Human Rights and Media in Ethiopia
Ethiopia’s human rights record is tainted with police brutality, torture, illegal detention, repression of political parties and abuse of ethnic minorities. A national Commission of Inquiry into the 2005 post-election violence found that, despite 193 deaths of innocent bystanders, the police and security forces acted within the law. However, the original chairman, Woldemicheal Meshesha, resigned and fled the country, accusing the government of
putting unreasonable pressure on the commissioners to exonerate government forces from their excessive behaviour.
That journalists were amongst those undergoing trial after the election is little surprise as defamation or "false news" is a crime under Ethiopian law and the country has a long history of
suppressing opposition media. Half of the newspapers in Addis Ababa have been closed down since the 2005 election. The government retains control of all electronic media, blocking any critical websites and blogs.

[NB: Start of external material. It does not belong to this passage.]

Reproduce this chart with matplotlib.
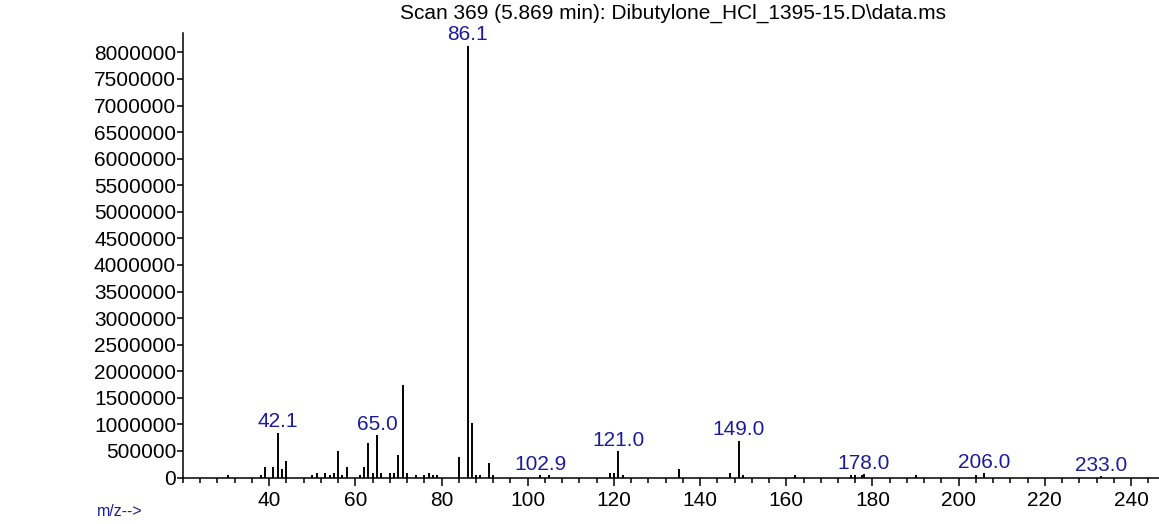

For Meles Zenawi, a member of the prestigious Africa Commission which placed so much emphasis on high standards of governance, the shortcomings of democracy and freedom of speech in Ethiopia, combined with the transgressions of the military, are acutely embarrassing. Norway has broken off its funding and other donors are under pressure to impose conditions. The country’s major donors, the US and UK, have remained supportive, allowing principles to be overridden by the
strategic value of a relatively stable ally in a region increasingly influenced by extremist Islam.